Seth Rivard, co-owner of Rockford Brewing Co. north of Grand Rapids, has been making Fuzzy Nuggs hemp pale ale for the past five years, released each year on April 20th. The beer is made with hemp hearts, or seeds, which are readily available at stores.
“It’s a big hit. It’s tasty. It’s fun,” Rivard said in an email to MiBiz.
But when he also says “it’s legal” and that he didn’t need TTB approval, Mather disagrees.
Rivard contends the hemp hearts are included with types of fruits, vegetables, seeds and herbs that are exempt ingredients that meet pre-approval from the TTB. Mather said this is incorrect and a common misperception among brewers.

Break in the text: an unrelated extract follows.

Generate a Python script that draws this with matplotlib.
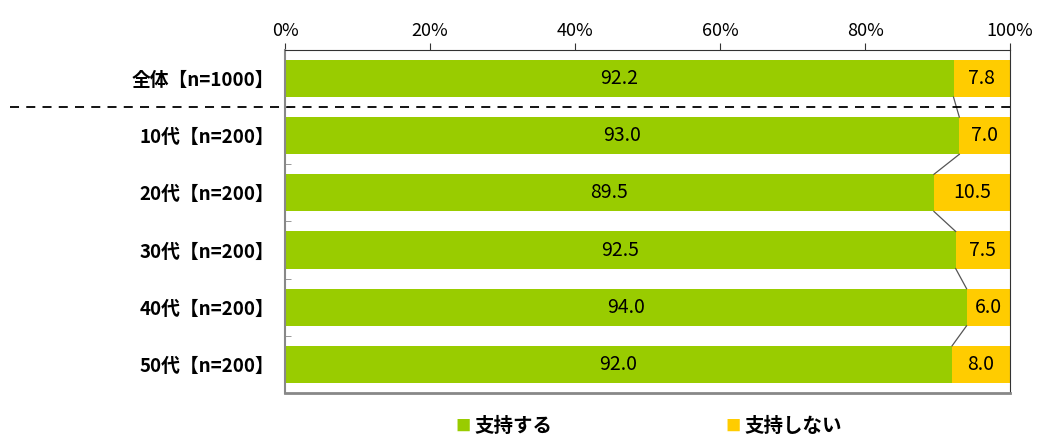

“I can understand why a brewer might think that’s true, but it’s not legally accurate,” Mather said.
Rivard responded: “Good to know.”
As federal authorities and breweries sort through the confusion of a cannabis-craft beer emerging market, Mather says there will likely be less room for error.
“As we move from an honest mistake to the potential for people to really be trying to get away with something, we may see more significant enforcement responses from the TTB,” Mather said.